--- Begin MATERIAL ---

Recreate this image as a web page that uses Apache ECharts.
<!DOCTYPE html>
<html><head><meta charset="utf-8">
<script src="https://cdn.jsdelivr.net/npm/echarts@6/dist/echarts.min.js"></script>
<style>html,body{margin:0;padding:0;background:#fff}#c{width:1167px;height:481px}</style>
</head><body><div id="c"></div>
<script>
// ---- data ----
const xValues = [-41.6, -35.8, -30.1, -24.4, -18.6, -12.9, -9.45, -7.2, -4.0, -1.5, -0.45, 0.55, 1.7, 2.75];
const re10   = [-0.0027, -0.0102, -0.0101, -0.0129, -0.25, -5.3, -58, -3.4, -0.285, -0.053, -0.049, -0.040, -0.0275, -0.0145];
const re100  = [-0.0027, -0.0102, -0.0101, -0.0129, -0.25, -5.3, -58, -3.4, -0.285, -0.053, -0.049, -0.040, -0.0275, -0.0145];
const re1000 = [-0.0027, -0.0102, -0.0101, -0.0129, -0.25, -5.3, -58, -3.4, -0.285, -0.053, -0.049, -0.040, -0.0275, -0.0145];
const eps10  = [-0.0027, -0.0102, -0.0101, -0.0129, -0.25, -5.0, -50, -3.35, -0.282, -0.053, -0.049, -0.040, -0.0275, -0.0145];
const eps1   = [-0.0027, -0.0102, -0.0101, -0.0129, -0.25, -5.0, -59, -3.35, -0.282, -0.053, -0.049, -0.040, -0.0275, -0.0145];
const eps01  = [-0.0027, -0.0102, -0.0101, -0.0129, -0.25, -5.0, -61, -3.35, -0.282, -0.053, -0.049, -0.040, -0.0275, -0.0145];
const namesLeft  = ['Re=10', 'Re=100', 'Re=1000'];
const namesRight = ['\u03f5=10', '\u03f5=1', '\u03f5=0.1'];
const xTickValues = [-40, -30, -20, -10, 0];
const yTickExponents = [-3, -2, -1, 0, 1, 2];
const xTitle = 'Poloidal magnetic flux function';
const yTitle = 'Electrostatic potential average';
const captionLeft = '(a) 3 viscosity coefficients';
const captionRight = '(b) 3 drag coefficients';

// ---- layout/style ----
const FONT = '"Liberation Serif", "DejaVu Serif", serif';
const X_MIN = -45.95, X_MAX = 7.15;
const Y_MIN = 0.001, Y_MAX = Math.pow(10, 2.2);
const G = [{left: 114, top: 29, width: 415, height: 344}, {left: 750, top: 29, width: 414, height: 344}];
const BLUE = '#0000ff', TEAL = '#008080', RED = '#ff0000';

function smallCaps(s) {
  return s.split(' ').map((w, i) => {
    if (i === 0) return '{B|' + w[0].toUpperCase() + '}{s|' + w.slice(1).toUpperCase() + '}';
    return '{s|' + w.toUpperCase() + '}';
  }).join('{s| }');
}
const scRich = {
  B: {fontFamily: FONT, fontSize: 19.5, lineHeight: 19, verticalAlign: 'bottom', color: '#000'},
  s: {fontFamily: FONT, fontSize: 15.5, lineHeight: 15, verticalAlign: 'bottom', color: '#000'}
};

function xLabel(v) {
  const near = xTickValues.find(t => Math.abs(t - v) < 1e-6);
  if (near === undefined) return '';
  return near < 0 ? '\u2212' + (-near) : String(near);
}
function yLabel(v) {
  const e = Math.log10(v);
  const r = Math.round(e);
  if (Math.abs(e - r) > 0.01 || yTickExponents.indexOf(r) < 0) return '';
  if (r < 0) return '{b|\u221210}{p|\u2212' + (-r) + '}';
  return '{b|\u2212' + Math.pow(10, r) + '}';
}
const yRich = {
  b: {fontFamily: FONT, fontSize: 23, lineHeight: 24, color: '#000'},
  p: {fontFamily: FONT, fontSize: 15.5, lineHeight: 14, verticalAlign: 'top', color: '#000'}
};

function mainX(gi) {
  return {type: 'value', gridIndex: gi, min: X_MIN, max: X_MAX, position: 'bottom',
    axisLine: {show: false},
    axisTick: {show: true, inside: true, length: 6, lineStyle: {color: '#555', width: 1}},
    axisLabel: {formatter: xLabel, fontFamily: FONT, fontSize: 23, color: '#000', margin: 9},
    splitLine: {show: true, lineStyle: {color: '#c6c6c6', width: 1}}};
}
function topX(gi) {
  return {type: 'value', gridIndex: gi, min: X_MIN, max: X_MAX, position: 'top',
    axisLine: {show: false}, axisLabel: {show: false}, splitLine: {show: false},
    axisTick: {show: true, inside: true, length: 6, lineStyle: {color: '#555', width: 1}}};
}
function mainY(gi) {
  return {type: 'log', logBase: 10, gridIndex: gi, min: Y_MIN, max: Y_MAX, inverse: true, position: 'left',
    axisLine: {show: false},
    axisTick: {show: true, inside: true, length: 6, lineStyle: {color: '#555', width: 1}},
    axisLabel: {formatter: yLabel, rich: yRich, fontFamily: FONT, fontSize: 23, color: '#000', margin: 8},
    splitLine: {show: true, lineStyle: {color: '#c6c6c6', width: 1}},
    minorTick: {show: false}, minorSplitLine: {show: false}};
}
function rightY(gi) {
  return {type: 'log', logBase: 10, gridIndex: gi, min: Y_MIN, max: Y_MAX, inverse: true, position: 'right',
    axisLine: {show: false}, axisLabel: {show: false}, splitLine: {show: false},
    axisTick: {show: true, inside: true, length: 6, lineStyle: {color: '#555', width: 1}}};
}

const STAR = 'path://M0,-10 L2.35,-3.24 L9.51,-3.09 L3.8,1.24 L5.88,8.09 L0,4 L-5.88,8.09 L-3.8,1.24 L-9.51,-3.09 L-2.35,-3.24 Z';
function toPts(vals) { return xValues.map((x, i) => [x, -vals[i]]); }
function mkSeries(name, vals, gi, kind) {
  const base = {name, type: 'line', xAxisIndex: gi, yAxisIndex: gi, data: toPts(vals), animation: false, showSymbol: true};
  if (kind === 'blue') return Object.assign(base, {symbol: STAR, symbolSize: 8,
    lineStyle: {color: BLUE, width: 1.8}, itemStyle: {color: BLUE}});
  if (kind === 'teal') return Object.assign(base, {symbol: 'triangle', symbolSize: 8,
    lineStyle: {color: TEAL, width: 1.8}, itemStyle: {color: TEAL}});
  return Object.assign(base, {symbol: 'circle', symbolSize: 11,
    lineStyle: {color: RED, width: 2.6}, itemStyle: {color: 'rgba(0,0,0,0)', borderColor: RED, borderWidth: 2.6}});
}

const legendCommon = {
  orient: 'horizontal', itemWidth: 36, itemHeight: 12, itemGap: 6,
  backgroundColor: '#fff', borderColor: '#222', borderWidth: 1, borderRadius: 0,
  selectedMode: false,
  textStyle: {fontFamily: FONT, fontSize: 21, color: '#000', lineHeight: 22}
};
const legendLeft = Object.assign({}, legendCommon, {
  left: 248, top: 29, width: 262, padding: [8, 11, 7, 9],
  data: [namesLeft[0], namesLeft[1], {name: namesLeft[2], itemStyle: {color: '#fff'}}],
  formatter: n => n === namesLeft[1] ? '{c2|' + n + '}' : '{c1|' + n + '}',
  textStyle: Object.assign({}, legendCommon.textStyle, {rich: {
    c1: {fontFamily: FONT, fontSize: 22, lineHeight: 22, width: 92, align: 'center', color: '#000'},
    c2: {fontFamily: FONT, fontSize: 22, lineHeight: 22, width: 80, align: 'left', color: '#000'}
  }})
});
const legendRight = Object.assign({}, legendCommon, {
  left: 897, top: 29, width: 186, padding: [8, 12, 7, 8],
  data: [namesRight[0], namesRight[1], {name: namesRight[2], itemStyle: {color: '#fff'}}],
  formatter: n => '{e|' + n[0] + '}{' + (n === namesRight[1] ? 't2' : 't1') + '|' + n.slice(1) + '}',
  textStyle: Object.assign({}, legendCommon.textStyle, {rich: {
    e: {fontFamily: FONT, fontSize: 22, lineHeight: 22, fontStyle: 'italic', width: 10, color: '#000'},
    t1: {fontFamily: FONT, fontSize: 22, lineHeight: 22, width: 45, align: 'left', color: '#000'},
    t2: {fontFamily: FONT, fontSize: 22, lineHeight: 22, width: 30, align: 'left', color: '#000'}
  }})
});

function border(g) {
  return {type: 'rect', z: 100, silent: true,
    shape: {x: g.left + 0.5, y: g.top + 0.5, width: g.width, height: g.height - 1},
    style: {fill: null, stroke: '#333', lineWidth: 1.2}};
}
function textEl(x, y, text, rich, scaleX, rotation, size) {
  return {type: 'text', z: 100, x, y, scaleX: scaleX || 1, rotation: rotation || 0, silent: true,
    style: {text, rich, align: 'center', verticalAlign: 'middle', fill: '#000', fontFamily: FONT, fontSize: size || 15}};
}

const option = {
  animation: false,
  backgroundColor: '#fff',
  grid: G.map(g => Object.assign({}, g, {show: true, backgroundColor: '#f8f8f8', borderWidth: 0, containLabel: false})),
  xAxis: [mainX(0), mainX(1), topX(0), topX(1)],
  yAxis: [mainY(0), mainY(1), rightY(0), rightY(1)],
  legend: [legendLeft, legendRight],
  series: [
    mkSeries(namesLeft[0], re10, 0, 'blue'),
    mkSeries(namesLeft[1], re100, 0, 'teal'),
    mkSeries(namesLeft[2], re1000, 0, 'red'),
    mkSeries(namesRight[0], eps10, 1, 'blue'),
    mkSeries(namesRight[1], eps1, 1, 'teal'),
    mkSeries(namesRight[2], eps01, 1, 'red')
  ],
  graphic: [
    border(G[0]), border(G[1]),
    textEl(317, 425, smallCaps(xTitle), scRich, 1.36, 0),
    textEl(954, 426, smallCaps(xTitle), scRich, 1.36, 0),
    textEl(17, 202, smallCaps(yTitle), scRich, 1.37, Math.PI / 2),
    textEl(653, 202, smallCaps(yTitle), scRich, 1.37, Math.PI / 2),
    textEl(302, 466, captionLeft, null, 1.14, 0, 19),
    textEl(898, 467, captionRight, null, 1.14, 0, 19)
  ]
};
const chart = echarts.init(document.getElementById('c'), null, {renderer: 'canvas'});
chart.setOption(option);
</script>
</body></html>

--- End MATERIAL ---

▶ [REQUIREMENTS] Only the lines from the first line of the material above through the line that contains "const captionRight = '(b)" should be quoted, each one exactly.

▶ [EXERCISE OUTPUT]
Recreate this image as a web page that uses Apache ECharts.
<!DOCTYPE html>
<html><head><meta charset="utf-8">
<script src="https://cdn.jsdelivr.net/npm/echarts@6/dist/echarts.min.js"></script>
<style>html,body{margin:0;padding:0;background:#fff}#c{width:1167px;height:481px}</style>
</head><body><div id="c"></div>
<script>
// ---- data ----
const xValues = [-41.6, -35.8, -30.1, -24.4, -18.6, -12.9, -9.45, -7.2, -4.0, -1.5, -0.45, 0.55, 1.7, 2.75];
const re10   = [-0.0027, -0.0102, -0.0101, -0.0129, -0.25, -5.3, -58, -3.4, -0.285, -0.053, -0.049, -0.040, -0.0275, -0.0145];
const re100  = [-0.0027, -0.0102, -0.0101, -0.0129, -0.25, -5.3, -58, -3.4, -0.285, -0.053, -0.049, -0.040, -0.0275, -0.0145];
const re1000 = [-0.0027, -0.0102, -0.0101, -0.0129, -0.25, -5.3, -58, -3.4, -0.285, -0.053, -0.049, -0.040, -0.0275, -0.0145];
const eps10  = [-0.0027, -0.0102, -0.0101, -0.0129, -0.25, -5.0, -50, -3.35, -0.282, -0.053, -0.049, -0.040, -0.0275, -0.0145];
const eps1   = [-0.0027, -0.0102, -0.0101, -0.0129, -0.25, -5.0, -59, -3.35, -0.282, -0.053, -0.049, -0.040, -0.0275, -0.0145];
const eps01  = [-0.0027, -0.0102, -0.0101, -0.0129, -0.25, -5.0, -61, -3.35, -0.282, -0.053, -0.049, -0.040, -0.0275, -0.0145];
const namesLeft  = ['Re=10', 'Re=100', 'Re=1000'];
const namesRight = ['\u03f5=10', '\u03f5=1', '\u03f5=0.1'];
const xTickValues = [-40, -30, -20, -10, 0];
const yTickExponents = [-3, -2, -1, 0, 1, 2];
const xTitle = 'Poloidal magnetic flux function';
const yTitle = 'Electrostatic potential average';
const captionLeft = '(a) 3 viscosity coefficients';
const captionRight = '(b) 3 drag coefficients';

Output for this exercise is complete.